### SHORT TASK
Print exactly the lines from the first one down to the line that contains "XAxis, YAxis, ReferenceLine", both included, and skip the pictures.

### DATA SEGMENT

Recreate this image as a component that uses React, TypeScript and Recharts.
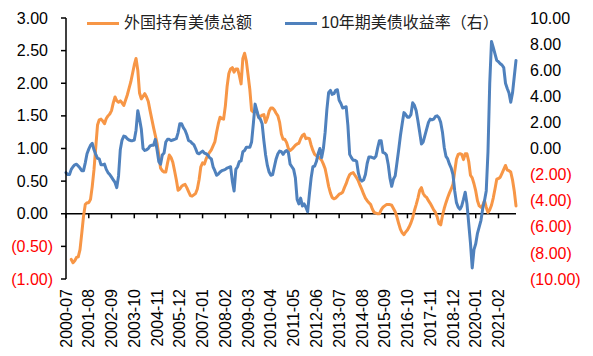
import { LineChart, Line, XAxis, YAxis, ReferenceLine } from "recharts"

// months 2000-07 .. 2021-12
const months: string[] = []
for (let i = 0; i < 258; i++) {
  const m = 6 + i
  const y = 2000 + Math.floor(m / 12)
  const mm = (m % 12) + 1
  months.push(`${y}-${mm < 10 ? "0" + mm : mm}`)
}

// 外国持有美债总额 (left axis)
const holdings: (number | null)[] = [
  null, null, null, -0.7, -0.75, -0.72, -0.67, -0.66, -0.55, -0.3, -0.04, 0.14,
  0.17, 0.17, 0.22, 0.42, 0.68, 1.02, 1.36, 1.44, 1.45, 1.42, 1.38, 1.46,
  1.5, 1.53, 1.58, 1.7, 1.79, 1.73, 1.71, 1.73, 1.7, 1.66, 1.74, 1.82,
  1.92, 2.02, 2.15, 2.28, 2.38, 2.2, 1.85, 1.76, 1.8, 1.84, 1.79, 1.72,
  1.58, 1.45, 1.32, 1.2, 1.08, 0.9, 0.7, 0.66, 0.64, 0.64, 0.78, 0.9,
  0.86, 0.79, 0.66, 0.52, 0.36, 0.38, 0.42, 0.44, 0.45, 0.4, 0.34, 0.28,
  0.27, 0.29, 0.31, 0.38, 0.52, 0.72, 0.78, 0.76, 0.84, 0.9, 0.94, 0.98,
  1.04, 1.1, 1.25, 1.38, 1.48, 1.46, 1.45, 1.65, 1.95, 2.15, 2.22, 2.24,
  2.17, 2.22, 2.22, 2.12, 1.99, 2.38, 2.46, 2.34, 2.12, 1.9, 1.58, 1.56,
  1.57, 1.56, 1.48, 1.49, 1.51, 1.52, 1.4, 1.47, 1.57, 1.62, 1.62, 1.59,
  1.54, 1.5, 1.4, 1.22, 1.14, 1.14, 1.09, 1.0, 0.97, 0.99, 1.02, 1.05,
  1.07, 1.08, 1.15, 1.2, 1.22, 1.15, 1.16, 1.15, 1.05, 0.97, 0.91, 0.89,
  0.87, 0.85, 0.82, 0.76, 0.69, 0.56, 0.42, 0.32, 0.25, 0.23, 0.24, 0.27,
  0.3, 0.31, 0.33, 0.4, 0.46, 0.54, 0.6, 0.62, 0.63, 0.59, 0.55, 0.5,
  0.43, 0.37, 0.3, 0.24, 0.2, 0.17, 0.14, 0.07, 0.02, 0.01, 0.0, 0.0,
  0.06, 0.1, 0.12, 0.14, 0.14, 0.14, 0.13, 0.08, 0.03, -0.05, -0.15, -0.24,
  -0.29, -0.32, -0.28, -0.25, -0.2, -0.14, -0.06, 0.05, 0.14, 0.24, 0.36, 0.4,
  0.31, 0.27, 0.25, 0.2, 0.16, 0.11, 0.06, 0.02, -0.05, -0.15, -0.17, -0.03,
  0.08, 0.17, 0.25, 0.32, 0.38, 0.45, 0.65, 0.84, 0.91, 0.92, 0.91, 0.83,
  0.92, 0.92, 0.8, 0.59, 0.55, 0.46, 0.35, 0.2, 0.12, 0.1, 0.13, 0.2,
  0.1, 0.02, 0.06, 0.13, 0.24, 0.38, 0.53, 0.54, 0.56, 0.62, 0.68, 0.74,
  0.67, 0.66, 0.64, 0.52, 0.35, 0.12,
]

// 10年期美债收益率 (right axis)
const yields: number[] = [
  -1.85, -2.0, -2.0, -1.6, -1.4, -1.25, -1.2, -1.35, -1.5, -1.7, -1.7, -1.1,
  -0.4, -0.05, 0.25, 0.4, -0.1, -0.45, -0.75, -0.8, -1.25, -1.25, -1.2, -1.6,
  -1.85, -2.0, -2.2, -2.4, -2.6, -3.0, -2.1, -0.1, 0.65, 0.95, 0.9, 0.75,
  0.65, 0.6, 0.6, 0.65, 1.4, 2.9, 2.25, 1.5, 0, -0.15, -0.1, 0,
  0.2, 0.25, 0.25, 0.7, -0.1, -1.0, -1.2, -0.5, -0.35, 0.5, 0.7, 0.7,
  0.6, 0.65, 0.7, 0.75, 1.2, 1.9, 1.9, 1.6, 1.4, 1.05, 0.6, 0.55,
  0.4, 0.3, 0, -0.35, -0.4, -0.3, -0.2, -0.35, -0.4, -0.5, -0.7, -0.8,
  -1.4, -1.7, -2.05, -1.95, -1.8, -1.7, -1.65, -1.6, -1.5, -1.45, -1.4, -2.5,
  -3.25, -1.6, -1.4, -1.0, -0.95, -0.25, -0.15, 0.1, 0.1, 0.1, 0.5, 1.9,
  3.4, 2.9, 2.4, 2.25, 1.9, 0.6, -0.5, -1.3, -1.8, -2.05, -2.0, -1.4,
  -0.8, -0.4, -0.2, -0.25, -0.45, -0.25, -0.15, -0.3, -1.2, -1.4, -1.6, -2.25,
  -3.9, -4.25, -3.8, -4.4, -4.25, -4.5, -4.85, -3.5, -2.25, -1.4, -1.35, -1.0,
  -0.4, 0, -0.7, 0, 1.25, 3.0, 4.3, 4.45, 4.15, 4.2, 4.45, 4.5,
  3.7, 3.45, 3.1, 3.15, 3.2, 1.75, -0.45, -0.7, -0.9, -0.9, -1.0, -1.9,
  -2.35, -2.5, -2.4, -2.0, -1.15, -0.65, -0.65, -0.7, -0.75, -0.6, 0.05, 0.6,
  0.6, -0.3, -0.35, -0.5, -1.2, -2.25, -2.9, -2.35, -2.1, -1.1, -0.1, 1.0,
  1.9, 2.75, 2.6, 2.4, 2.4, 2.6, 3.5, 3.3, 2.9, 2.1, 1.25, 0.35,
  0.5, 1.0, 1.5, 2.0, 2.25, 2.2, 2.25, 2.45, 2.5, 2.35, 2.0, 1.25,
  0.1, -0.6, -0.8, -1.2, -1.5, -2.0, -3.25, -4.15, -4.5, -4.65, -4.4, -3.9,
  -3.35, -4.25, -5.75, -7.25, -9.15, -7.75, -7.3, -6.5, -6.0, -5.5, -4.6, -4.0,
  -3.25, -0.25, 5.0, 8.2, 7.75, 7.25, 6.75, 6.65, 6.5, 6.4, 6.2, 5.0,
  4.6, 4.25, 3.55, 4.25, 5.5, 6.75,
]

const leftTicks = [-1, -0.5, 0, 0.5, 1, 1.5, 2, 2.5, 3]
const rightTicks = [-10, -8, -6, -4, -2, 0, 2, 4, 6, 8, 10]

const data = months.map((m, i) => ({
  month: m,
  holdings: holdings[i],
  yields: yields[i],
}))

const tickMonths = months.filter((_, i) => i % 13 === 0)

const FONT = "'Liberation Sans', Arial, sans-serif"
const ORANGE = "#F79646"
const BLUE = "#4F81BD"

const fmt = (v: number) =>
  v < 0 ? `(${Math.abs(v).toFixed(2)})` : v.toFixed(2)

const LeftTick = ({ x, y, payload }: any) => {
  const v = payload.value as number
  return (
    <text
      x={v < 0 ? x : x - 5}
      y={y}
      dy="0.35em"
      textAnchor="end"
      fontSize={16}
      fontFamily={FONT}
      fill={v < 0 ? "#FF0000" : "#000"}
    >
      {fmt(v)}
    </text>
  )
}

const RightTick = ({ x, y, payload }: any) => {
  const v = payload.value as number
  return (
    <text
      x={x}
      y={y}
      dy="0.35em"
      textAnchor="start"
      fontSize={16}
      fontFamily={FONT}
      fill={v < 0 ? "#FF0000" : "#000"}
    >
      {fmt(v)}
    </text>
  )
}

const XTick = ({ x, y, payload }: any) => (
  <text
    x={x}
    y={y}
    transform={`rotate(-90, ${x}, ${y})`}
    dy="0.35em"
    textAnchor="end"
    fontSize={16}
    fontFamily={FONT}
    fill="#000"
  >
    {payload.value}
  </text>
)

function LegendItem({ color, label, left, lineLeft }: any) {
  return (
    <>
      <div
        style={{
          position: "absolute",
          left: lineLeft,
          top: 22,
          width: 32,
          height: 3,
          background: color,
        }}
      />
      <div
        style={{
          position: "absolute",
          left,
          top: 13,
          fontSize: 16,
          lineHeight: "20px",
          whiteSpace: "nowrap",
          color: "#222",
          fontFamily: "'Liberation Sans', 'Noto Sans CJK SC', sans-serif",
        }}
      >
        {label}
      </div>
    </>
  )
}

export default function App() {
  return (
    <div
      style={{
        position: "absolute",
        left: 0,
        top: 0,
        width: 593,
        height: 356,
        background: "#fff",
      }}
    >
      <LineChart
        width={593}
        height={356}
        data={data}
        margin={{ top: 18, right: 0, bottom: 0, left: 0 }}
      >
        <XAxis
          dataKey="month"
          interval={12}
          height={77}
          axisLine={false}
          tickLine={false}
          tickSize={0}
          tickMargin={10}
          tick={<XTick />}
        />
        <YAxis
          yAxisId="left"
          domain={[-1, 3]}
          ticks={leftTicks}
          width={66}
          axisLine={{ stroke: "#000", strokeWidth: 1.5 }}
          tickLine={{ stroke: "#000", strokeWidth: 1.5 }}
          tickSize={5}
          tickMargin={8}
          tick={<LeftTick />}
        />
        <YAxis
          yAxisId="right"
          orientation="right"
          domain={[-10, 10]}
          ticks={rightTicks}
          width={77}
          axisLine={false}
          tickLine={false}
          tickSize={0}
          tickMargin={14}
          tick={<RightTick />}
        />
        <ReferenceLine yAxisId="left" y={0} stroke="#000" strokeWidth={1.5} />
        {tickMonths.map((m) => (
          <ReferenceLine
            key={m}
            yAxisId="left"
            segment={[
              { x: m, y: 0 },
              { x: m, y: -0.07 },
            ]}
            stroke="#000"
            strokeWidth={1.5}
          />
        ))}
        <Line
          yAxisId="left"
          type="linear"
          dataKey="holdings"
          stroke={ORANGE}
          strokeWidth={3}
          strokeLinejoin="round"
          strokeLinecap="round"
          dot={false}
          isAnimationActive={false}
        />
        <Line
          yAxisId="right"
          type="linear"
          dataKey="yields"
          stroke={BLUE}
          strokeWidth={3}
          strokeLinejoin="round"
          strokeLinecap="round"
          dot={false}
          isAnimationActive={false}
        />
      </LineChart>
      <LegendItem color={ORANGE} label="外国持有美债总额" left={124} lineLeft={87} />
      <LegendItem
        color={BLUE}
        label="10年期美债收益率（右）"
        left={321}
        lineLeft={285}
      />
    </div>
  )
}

### SOLUTION TO THIS TASK
Recreate this image as a component that uses React, TypeScript and Recharts.
import { LineChart, Line, XAxis, YAxis, ReferenceLine } from "recharts"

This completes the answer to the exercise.